Regulatory: 7 risk mitigation practices for using prime brokers

Tips for managers of hedge funds and other market participants

The chain of events unleashed by the Lehman Brothers bankruptcy painfully illustrated the many risks faced by various market participants, including hedge funds and others who act as swap counterparties and prime brokerage customers. Managers of hedge funds and other market participants should consider various risk mitigation practices with respect to their derivatives transactions and prime brokerage relationships.

In part one of this two-part series, we focus on the risk mitigation practices relevant to prime brokerage arrangements.

  1. Identity of counterparty and restrictions on its ability to transfer assets and cross defaults.Managers should make sure that they know the identity of the legal entity with which they have contracted, and/or which custodies their assets, keeping in mind that the regulatory protections afforded to their agreements with U.S. prime brokers do not generally apply to non-U.S. affiliates of such prime brokers or to assets held outside the U.S.

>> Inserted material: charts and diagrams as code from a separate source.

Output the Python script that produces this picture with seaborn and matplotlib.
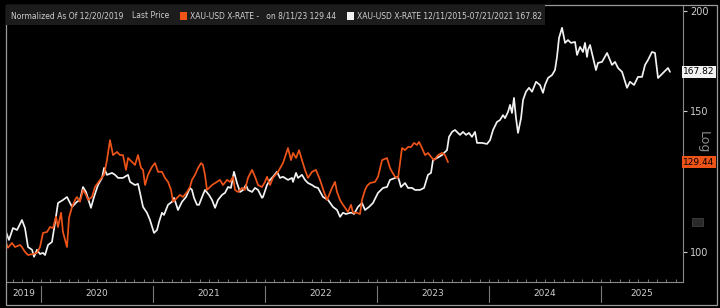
import numpy as np
import pandas as pd
import matplotlib
matplotlib.use("Agg")
import matplotlib.pyplot as plt
from matplotlib.patches import Rectangle
from matplotlib.ticker import FixedLocator, NullFormatter, NullLocator
from matplotlib import font_manager
import seaborn as sns

# ---------------- data ----------------
orange_name = "XAU-USD X-RATE - on 8/11/23"
white_name = "XAU-USD X-RATE 12/11/2015-07/21/2021"

orange_year = [
    2019.688, 2019.705, 2019.741, 2019.768, 2019.813, 2019.830, 2019.857, 2019.884, 2019.929, 2019.964,
    2019.991, 2020.018, 2020.054, 2020.080, 2020.107, 2020.134, 2020.152, 2020.179, 2020.196, 2020.232,
    2020.250, 2020.277, 2020.304, 2020.321, 2020.348, 2020.375, 2020.402, 2020.420, 2020.455, 2020.482,
    2020.527, 2020.563, 2020.589, 2020.616, 2020.643, 2020.679, 2020.705, 2020.732, 2020.759, 2020.777,
    2020.813, 2020.839, 2020.866, 2020.893, 2020.911, 2020.929, 2020.955, 2020.991, 2021.018, 2021.045,
    2021.080, 2021.107, 2021.134, 2021.161, 2021.179, 2021.214, 2021.241, 2021.268, 2021.304, 2021.330,
    2021.348, 2021.375, 2021.402, 2021.429, 2021.446, 2021.464, 2021.482, 2021.527, 2021.571, 2021.598,
    2021.625, 2021.661, 2021.688, 2021.714, 2021.732, 2021.759, 2021.795, 2021.821, 2021.848, 2021.884,
    2021.911, 2021.938, 2021.973, 2022.000, 2022.018, 2022.045, 2022.071, 2022.116, 2022.161, 2022.205,
    2022.232, 2022.250, 2022.277, 2022.304, 2022.330, 2022.357, 2022.384, 2022.420, 2022.455, 2022.491,
    2022.527, 2022.554, 2022.598, 2022.625, 2022.643, 2022.670, 2022.696, 2022.741, 2022.768, 2022.786,
    2022.821, 2022.848, 2022.866, 2022.893, 2022.911, 2022.938, 2022.982, 2023.009, 2023.045, 2023.089,
    2023.116, 2023.134, 2023.161, 2023.188, 2023.205, 2023.223, 2023.250, 2023.277, 2023.304, 2023.330,
    2023.357, 2023.375, 2023.402, 2023.429, 2023.455, 2023.491, 2023.509, 2023.545, 2023.580, 2023.607,
    2023.634,
]
orange_value = [
    102.6, 101.2, 102.6, 101.4, 102.0, 101.4, 100.0, 99.1, 99.4, 99.7,
    101.4, 105.6, 105.9, 107.4, 107.1, 110.6, 107.4, 111.9, 105.9, 101.4,
    110.3, 113.8, 116.1, 117.1, 115.5, 119.5, 117.8, 116.1, 117.1, 120.5,
    123.0, 124.8, 130.2, 137.9, 132.1, 133.3, 132.1, 132.1, 126.6, 131.0,
    129.5, 128.4, 132.1, 127.3, 126.6, 121.2, 124.8, 127.7, 129.1, 125.9,
    125.9, 123.7, 122.3, 119.5, 115.5, 116.8, 117.8, 117.1, 118.8, 120.5,
    123.0, 124.8, 127.3, 129.1, 128.4, 124.8, 119.5, 121.2, 122.3, 123.0,
    121.2, 123.0, 122.3, 124.1, 119.5, 118.8, 120.2, 119.5, 123.7, 126.6,
    124.1, 121.2, 120.5, 122.3, 124.1, 121.2, 123.7, 125.9, 129.1, 134.8,
    130.2, 132.9, 131.0, 134.0, 130.2, 126.6, 123.7, 125.9, 126.6, 123.0,
    118.8, 116.1, 120.2, 122.3, 118.8, 116.1, 114.5, 112.2, 114.5, 111.9,
    111.9, 111.5, 116.1, 119.5, 120.9, 121.9, 122.3, 124.1, 130.2, 131.0,
    127.3, 125.9, 124.1, 123.7, 129.1, 134.8, 134.0, 135.2, 135.2, 136.8,
    136.0, 137.2, 134.8, 132.1, 132.9, 131.0, 130.2, 132.1, 132.9, 132.1,
    129.44,
]

white_year = [
    2019.688, 2019.714, 2019.750, 2019.786, 2019.830, 2019.857, 2019.884, 2019.920, 2019.938, 2019.964,
    2019.991, 2020.018, 2020.036, 2020.063, 2020.098, 2020.125, 2020.152, 2020.196, 2020.232, 2020.277,
    2020.321, 2020.348, 2020.375, 2020.402, 2020.446, 2020.473, 2020.509, 2020.545, 2020.563, 2020.589,
    2020.634, 2020.661, 2020.688, 2020.732, 2020.777, 2020.795, 2020.839, 2020.866, 2020.884, 2020.911,
    2020.946, 2020.973, 2021.009, 2021.036, 2021.054, 2021.080, 2021.098, 2021.134, 2021.170, 2021.188,
    2021.223, 2021.259, 2021.295, 2021.330, 2021.348, 2021.366, 2021.393, 2021.411, 2021.438, 2021.464,
    2021.500, 2021.527, 2021.554, 2021.580, 2021.616, 2021.643, 2021.670, 2021.696, 2021.723, 2021.750,
    2021.777, 2021.804, 2021.830, 2021.848, 2021.884, 2021.911, 2021.938, 2021.973, 2021.982, 2022.018,
    2022.045, 2022.071, 2022.107, 2022.134, 2022.161, 2022.205, 2022.241, 2022.250, 2022.277, 2022.295,
    2022.330, 2022.357, 2022.384, 2022.420, 2022.446, 2022.473, 2022.518, 2022.563, 2022.607, 2022.643,
    2022.670, 2022.696, 2022.723, 2022.759, 2022.777, 2022.795, 2022.830, 2022.866, 2022.893, 2022.929,
    2022.964, 2023.009, 2023.054, 2023.089, 2023.116, 2023.161, 2023.188, 2023.214, 2023.250, 2023.277,
    2023.313, 2023.339, 2023.384, 2023.420, 2023.455, 2023.482, 2023.500, 2023.536, 2023.580, 2023.598,
    2023.625, 2023.643, 2023.670, 2023.696, 2023.741, 2023.768, 2023.795, 2023.821, 2023.848, 2023.875,
    2023.893, 2023.938, 2023.982, 2024.009, 2024.036, 2024.071, 2024.098, 2024.125, 2024.143, 2024.170,
    2024.188, 2024.205, 2024.223, 2024.241, 2024.259, 2024.286, 2024.304, 2024.330, 2024.357, 2024.384,
    2024.420, 2024.455, 2024.482, 2024.500, 2024.527, 2024.563, 2024.589, 2024.607, 2024.625, 2024.652,
    2024.679, 2024.705, 2024.732, 2024.768, 2024.786, 2024.813, 2024.839, 2024.857, 2024.875, 2024.884,
    2024.902, 2024.955, 2024.973, 2025.009, 2025.054, 2025.080, 2025.098, 2025.125, 2025.152, 2025.188,
    2025.232, 2025.259, 2025.295, 2025.330, 2025.366, 2025.393, 2025.420, 2025.455, 2025.482, 2025.509,
    2025.554, 2025.598, 2025.616,
]
white_value = [
    105.9, 103.5, 107.1, 106.5, 109.6, 107.1, 101.4, 100.6, 98.6, 100.6,
    99.4, 99.7, 99.1, 102.0, 102.9, 108.7, 115.1, 116.1, 117.1, 113.8,
    115.5, 116.1, 120.5, 118.8, 113.5, 117.1, 121.2, 123.7, 127.3, 124.8,
    125.5, 124.8, 123.7, 123.7, 124.8, 122.3, 121.2, 121.6, 118.5, 113.8,
    111.9, 109.6, 105.6, 106.5, 109.0, 111.9, 111.2, 114.5, 115.5, 116.8,
    112.8, 115.5, 117.1, 120.2, 119.5, 116.8, 114.5, 114.5, 117.1, 119.5,
    117.8, 116.1, 113.5, 116.1, 117.8, 118.5, 120.5, 120.2, 125.9, 121.9,
    118.8, 119.5, 121.2, 119.5, 118.8, 120.2, 119.5, 116.8, 117.1, 121.2,
    123.0, 124.1, 125.9, 123.7, 124.1, 123.0, 123.7, 122.3, 125.5, 123.7,
    124.8, 123.0, 121.9, 121.2, 120.5, 120.2, 117.1, 116.1, 113.8, 112.8,
    110.6, 111.9, 111.5, 111.9, 111.9, 111.5, 113.8, 115.1, 112.8, 113.8,
    115.1, 118.5, 120.2, 120.5, 123.0, 123.7, 124.1, 120.5, 121.9, 120.2,
    120.2, 119.5, 119.5, 120.2, 124.8, 125.5, 130.2, 131.0, 132.1, 132.9,
    134.0, 139.2, 141.2, 142.0, 140.0, 141.2, 140.0, 140.8, 139.2, 141.2,
    136.8, 136.8, 136.4, 137.9, 142.0, 145.3, 146.1, 148.2, 146.9, 149.6,
    152.6, 149.1, 155.7, 146.9, 140.8, 146.9, 154.8, 158.5, 160.3, 158.5,
    163.1, 161.6, 158.0, 161.6, 164.9, 166.3, 168.7, 175.2, 185.0, 190.5,
    182.4, 183.9, 182.4, 182.9, 176.2, 180.3, 177.7, 182.4, 175.2, 178.8,
    181.3, 168.7, 172.2, 172.7, 177.2, 173.7, 171.2, 172.7, 169.7, 167.8,
    160.3, 163.1, 161.6, 165.4, 165.4, 171.2, 173.7, 177.7, 177.2, 164.9,
    167.3, 169.7, 167.82,
]

year_labels = ["2019", "2020", "2021", "2022", "2023", "2024", "2025"]
y_ticks = [100, 150, 200]
legend_prefix = "Normalized As Of 12/20/2019"
legend_last = "Last Price"
orange_legend = "XAU-USD X-RATE -   on 8/11/23 129.44"
white_legend = "XAU-USD X-RATE 12/11/2015-07/21/2021 167.82"
orange_last = "129.44"
white_last = "167.82"

ORANGE = "#ee5418"
WHITE = "#f2f2f2"
TXT = "#cfcfcf"

df = pd.concat([
    pd.DataFrame({"year": orange_year, "value": orange_value, "series": orange_name}),
    pd.DataFrame({"year": white_year, "value": white_value, "series": white_name}),
], ignore_index=True)

# ---------------- fonts ----------------
def has_font(name):
    try:
        font_manager.findfont(font_manager.FontProperties(family=name),
                              fallback_to_default=False)
        return True
    except Exception:
        return False

NARROW = "Liberation Sans Narrow" if has_font("Liberation Sans Narrow") else None

# ---------------- figure ----------------
sns.set_theme(style="dark")
plt.rcParams["font.family"] = ["DejaVu Sans"]
W, H = 720, 308
fig = plt.figure(figsize=(W / 100, H / 100), dpi=100, facecolor="black")

def fx(px):
    return px / W

def fy(py):
    return 1 - py / H

x0, x1 = 2019.6875, 2025.732
ax = fig.add_axes([fx(6), fy(282), fx(683) - fx(6), fy(5) - fy(282)])
ax.set_facecolor("black")

sns.lineplot(data=df, x="year", y="value", hue="series",
             hue_order=[white_name, orange_name],
             palette={orange_name: ORANGE, white_name: WHITE},
             estimator=None, sort=False, linewidth=1.25, legend=False, ax=ax)
ax.lines[1].set_zorder(3)
ax.lines[0].set_zorder(2)

ax.set_yscale("log")
ax.set_ylim(91.7, 203.4)
ax.set_xlim(x0, x1)
ax.yaxis.set_major_locator(FixedLocator(y_ticks))
ax.yaxis.set_minor_locator(NullLocator())
ax.set_yticklabels([str(t) for t in y_ticks])
ax.yaxis.tick_right()
ax.tick_params(axis="y", which="major", colors=TXT, labelsize=7, length=3,
               width=0.8, pad=2, direction="out", right=True, left=False)
ax.set_xlabel("")
ax.set_ylabel("")

months = [2019.75 + i / 12 for i in range(0, 72)]
ax.xaxis.set_major_locator(FixedLocator([2020, 2021, 2022, 2023, 2024, 2025]))
ax.xaxis.set_minor_locator(FixedLocator([m for m in months if x0 < m < x1]))
ax.xaxis.set_major_formatter(NullFormatter())
ax.tick_params(axis="x", which="both", colors="#8a8a8a", length=2, width=0.6,
               direction="in", bottom=True)
ax.grid(False)
for side in ["left", "top"]:
    ax.spines[side].set_visible(False)
for side in ["right", "bottom"]:
    ax.spines[side].set_visible(True)
    ax.spines[side].set_color("#8a8a8a")
    ax.spines[side].set_linewidth(0.8)

# year band
band = fig.add_axes([fx(6), fy(305), fx(683) - fx(6), fy(283) - fy(305)])
band.set_facecolor("black")
band.set_xlim(x0, x1)
band.set_ylim(0, 1)
band.axis("off")
bounds = [x0, 2020, 2021, 2022, 2023, 2024, 2025, x1]
for b in bounds[1:-1]:
    band.plot([b, b], [0.15, 0.85], color="#7a7a7a", lw=0.8)
for i, lab in enumerate(year_labels):
    band.text((bounds[i] + bounds[i + 1]) / 2, 0.5, lab, color=TXT, fontsize=6.5,
              ha="center", va="center")

# outer border
fig.add_artist(Rectangle((fx(6), fy(305)), fx(717) - fx(6), fy(5) - fy(305),
                         transform=fig.transFigure, fill=False,
                         edgecolor="#9a9a9a", lw=0.9))

# legend header box
fig.add_artist(Rectangle((fx(6), fy(25)), fx(545) - fx(6), fy(5) - fy(25),
                         transform=fig.transFigure, facecolor="#1c1c1c",
                         edgecolor="none", zorder=5))
ty = fy(16)
if NARROW:
    lfont = dict(family=[NARROW, "DejaVu Sans"], fontsize=7.2)
else:
    lfont = dict(family=["DejaVu Sans"], fontsize=5.5)
fig.text(fx(11), ty, legend_prefix, color=TXT, va="center", zorder=6, **lfont)
fig.text(fx(132), ty, legend_last, color=TXT, va="center", zorder=6, **lfont)
fig.add_artist(Rectangle((fx(180), fy(20)), fx(7), fy(12) - fy(20),
                         transform=fig.transFigure, facecolor=ORANGE,
                         edgecolor="none", zorder=6))
fig.text(fx(190), ty, orange_legend, color=TXT, va="center", zorder=6, **lfont)
fig.add_artist(Rectangle((fx(347), fy(20)), fx(7), fy(12) - fy(20),
                         transform=fig.transFigure, facecolor=WHITE,
                         edgecolor="none", zorder=6))
fig.text(fx(357), ty, white_legend, color=TXT, va="center", zorder=6, **lfont)

# last value tags on right axis
xt = (699 - 6) / (683 - 6)
ax.text(xt, white_value[-1], white_last, transform=ax.get_yaxis_transform(),
        color="black", fontsize=6.5, ha="center", va="center", clip_on=False,
        bbox=dict(boxstyle="square,pad=0.18", facecolor=WHITE, edgecolor="none"))
ax.text(xt, orange_value[-1], orange_last, transform=ax.get_yaxis_transform(),
        color="black", fontsize=6.5, ha="center", va="center", clip_on=False,
        bbox=dict(boxstyle="square,pad=0.18", facecolor=ORANGE, edgecolor="none"))

fig.text(fx(703), fy(142), "Log", rotation=270, color="#8a8a8a", fontsize=9,
         ha="center", va="center")

# small toolbar icon on the right axis area
fig.add_artist(Rectangle((fx(692), fy(226)), fx(11), fy(218) - fy(226),
                         transform=fig.transFigure, facecolor="#2a2a2a",
                         edgecolor="#4a4a4a", lw=0.5))

fig.savefig("out.png", dpi=100, facecolor="black")
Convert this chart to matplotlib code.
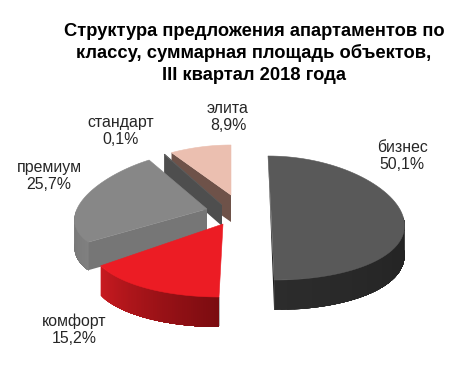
import numpy as np
import matplotlib
matplotlib.use("Agg")
import matplotlib.pyplot as plt
from matplotlib.patches import Polygon
from matplotlib.colors import to_rgb

categories = ["бизнес", "комфорт", "премиум", "стандарт", "элита"]
shares = [50.1, 15.2, 25.7, 0.1, 8.9]
title_lines = ["Структура предложения апартаментов по",
               "классу, суммарная площадь объектов,",
               "III квартал 2018 года"]

plt.rcParams["font.family"] = ["Liberation Sans", "DejaVu Sans"]

# apex_x, apex_y, a, b, perspective, shear, depth
geometry = {
    "бизнес":   (271.5, 218, 132, 62, 0.10, 3.5, 30),
    "комфорт":  (223, 224, 132, 73, 0.20, -3, 30),
    "премиум":  (207, 209, 130, 58, 0.20, 0, 28),
    "стандарт": (222, 205, 130, 60, 0.20, 0, 21),
    "элита":    (231, 195, 135, 50, 0.20, 0, 27),
}
top_colors = {"бизнес": "#595959", "комфорт": "#ec1c24", "премиум": "#878787",
              "стандарт": "#5c5c5c", "элита": "#ebbfb0"}
rim_from = {"бизнес": "#222222", "комфорт": "#7a0c10", "премиум": "#808080",
            "стандарт": "#4a4a4a", "элита": "#6e5249"}
rim_to = {"бизнес": "#2c2c2c", "комфорт": "#c81a20", "премиум": "#737373",
          "стандарт": "#4a4a4a", "элита": "#6e5249"}
wall_colors = {"бизнес": "#1c1c1c", "комфорт": "#7a0c10", "премиум": "#767676",
               "стандарт": "#4e4e4e", "элита": "#6e5249"}
label_pos = {"бизнес": (402, 156), "комфорт": (74, 330), "премиум": (49, 176),
             "стандарт": (121, 131), "элита": (228, 117)}
title_y = [31, 53, 75]
draw_order = ["элита", "стандарт", "премиум", "бизнес", "комфорт"]

fig = plt.figure(figsize=(4.71, 3.72), dpi=100)
ax = fig.add_axes([0, 0, 1, 1])
ax.set_xlim(0, 471)
ax.set_ylim(372, 0)
ax.axis("off")

cum = np.concatenate([[0], np.cumsum(shares)]) / np.sum(shares) * 2 * np.pi
spans = {c: (cum[i], cum[i + 1]) for i, c in enumerate(categories)}


def project(name, t):
    ax0, ay0, a, b, k, sh, _ = geometry[name]
    t = np.asarray(t, dtype=float)
    u, v = np.sin(t), -np.cos(t)
    return ax0 + a * u * (1 + k * v) + sh * v, ay0 + b * v


for name in draw_order:
    t0, t1 = spans[name]
    depth = geometry[name][6]
    apex = np.array(geometry[name][:2], dtype=float)
    edge = np.array(project(name, np.array([t0, t1]))).T

    # radial walls
    if name == "бизнес":
        ax.add_patch(Polygon([edge[0], edge[1], edge[1] + [0, depth]],
                             fc=wall_colors[name], ec="none"))
    elif name in ("премиум", "стандарт", "элита"):
        ax.add_patch(Polygon([edge[0], apex, apex + [0, depth], edge[0] + [0, depth]],
                             fc=wall_colors[name], ec="none"))

    # outer rim with a gradient (front-facing part only); each band reaches the
    # far end of the rim so that no seams show between bands
    n = 70
    ts = np.linspace(t0, t1, n + 1)
    xs, ys = project(name, ts)
    c0, c1 = np.array(to_rgb(rim_from[name])), np.array(to_rgb(rim_to[name]))
    if name not in ("стандарт", "элита"):
        front = np.nonzero(-np.cos(ts) >= 0)[0]
        lo, hi = front[0], front[-1]
        for i in range(hi, lo, -1):
            f = (i - lo) / max(hi - lo, 1)
            col = tuple(c0 + (c1 - c0) * f)
            lower = np.column_stack([xs[lo:i + 1], ys[lo:i + 1] + depth])
            upper = np.column_stack([xs[lo:i + 1], ys[lo:i + 1]])
            ax.add_patch(Polygon(np.vstack([upper, lower[::-1]]), fc=col, ec="none"))

    # top face
    pts = np.column_stack([xs, ys])
    ax.add_patch(Polygon(np.vstack([apex, pts]), fc=top_colors[name],
                         ec=top_colors[name], lw=0.4))

for name, val in zip(categories, shares):
    x, y = label_pos[name]
    txt = f"{name}\n{val:.1f}%".replace(".", ",")
    ax.text(x, y, txt, ha="center", va="center", fontsize=11.4,
            color="#262626", linespacing=1.14)

for line, y in zip(title_lines, title_y):
    ax.text(254, y, line, ha="center", va="center", fontsize=13.2, fontweight="bold",
            color="black")

fig.savefig("out.png", dpi=100)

    One potential approach to consider is to seek to prohibit prime brokers from transferring or granting liens over a manager’s assets to their affiliated entities. If that is not feasible, managers should consider structuring their agreements with a prime broker and its affiliated entities so that a default by one entity for one transaction results in the termination and unwinding of all contracts between the manager and such entities.

  1. Third-party custodians. Where feasible, managers may consider using a third-party custodian or a bank custodian or bankruptcy remote vehicle affiliated with the prime broker. This arrangement, however, generally leads to higher fees and can present operational challenges, particularly with higher-volume trading strategies.
  1. Daily segregation report. If use of a third-party custodian is not feasible or desirable, managers should consider requesting that the prime broker deliver daily segregation reports, thereby ensuring that they are aware of those assets that are subject to rehypothecation.
  1. Excess SIPC coverage. Most customers of U.S. brokers holding assets in the U.S. are protected by the Securities Investor Protection Act of 1970, as amended, which established the Securities Investor Protection Corporation (SIPC). Subject to certain restrictions, SIPC covers shortfalls in brokerage failures up to $500,000 per customer. Many prime brokers also buy excess SIPC coverage through private insurers. Managers should be aware of any such excess SIPC coverage and consider allocating their assets among prime brokers accordingly.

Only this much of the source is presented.